• _SHORT TASK_: Across the entries below, how many lines contain the string "this"? Give only the count.

>> Begin LISTING

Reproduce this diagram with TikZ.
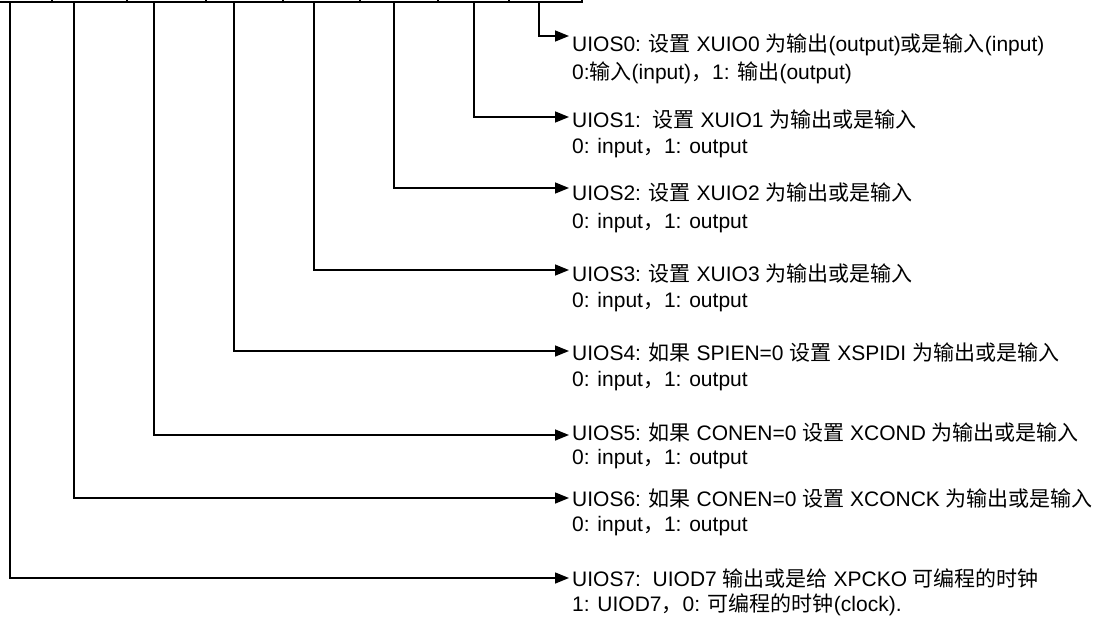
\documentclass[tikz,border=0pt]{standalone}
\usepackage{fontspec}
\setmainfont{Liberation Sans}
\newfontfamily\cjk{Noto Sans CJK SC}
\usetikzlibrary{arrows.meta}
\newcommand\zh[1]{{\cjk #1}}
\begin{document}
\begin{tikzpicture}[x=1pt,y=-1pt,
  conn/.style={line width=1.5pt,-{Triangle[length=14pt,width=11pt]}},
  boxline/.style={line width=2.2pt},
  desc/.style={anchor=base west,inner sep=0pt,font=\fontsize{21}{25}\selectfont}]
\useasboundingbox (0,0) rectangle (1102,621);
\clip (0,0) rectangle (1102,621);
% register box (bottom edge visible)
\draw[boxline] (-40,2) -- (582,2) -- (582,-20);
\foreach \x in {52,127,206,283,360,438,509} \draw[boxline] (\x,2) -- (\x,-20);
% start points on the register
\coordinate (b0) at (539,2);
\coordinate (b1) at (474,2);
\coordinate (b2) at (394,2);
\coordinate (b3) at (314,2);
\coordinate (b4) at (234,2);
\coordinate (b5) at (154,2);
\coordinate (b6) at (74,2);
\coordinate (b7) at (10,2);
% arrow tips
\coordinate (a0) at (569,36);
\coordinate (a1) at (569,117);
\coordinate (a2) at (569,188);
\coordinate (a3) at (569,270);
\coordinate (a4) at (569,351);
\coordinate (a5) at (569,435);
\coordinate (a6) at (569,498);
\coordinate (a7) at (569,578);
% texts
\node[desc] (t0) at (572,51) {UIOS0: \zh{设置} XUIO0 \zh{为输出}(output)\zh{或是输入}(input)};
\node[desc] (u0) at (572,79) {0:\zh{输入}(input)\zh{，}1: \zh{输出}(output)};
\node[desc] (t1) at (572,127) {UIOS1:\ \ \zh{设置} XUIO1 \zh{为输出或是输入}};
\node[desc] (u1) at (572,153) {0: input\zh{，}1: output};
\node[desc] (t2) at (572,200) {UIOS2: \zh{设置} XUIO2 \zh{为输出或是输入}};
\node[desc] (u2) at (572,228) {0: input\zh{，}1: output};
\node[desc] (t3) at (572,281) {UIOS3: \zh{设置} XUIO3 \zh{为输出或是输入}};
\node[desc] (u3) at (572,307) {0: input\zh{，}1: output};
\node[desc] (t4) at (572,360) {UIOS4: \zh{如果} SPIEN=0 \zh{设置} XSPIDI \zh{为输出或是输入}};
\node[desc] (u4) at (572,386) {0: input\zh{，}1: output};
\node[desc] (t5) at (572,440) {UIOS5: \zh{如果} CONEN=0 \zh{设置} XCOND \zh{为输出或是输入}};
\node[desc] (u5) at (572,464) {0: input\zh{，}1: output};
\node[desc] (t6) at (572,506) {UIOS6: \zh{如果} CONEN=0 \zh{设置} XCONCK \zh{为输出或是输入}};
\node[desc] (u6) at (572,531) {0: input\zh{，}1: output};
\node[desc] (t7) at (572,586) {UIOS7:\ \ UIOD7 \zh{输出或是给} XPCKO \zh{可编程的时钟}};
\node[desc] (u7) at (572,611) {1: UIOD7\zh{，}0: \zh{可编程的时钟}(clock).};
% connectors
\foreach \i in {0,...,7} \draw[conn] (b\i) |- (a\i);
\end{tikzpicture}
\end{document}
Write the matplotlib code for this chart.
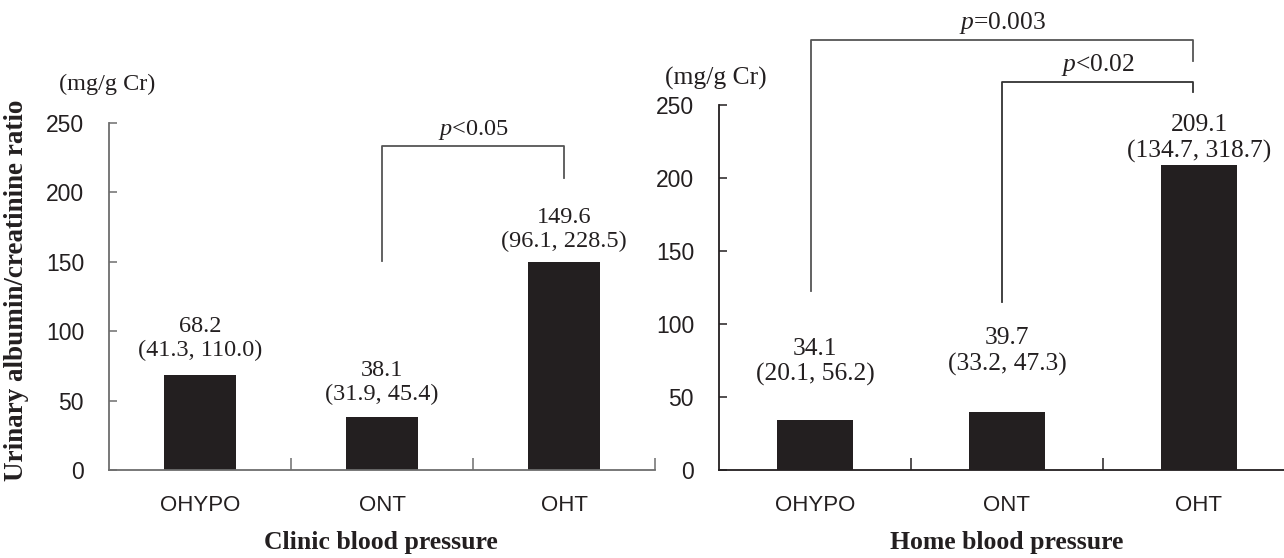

>> End LISTING

• _IN RESPONSE_: 2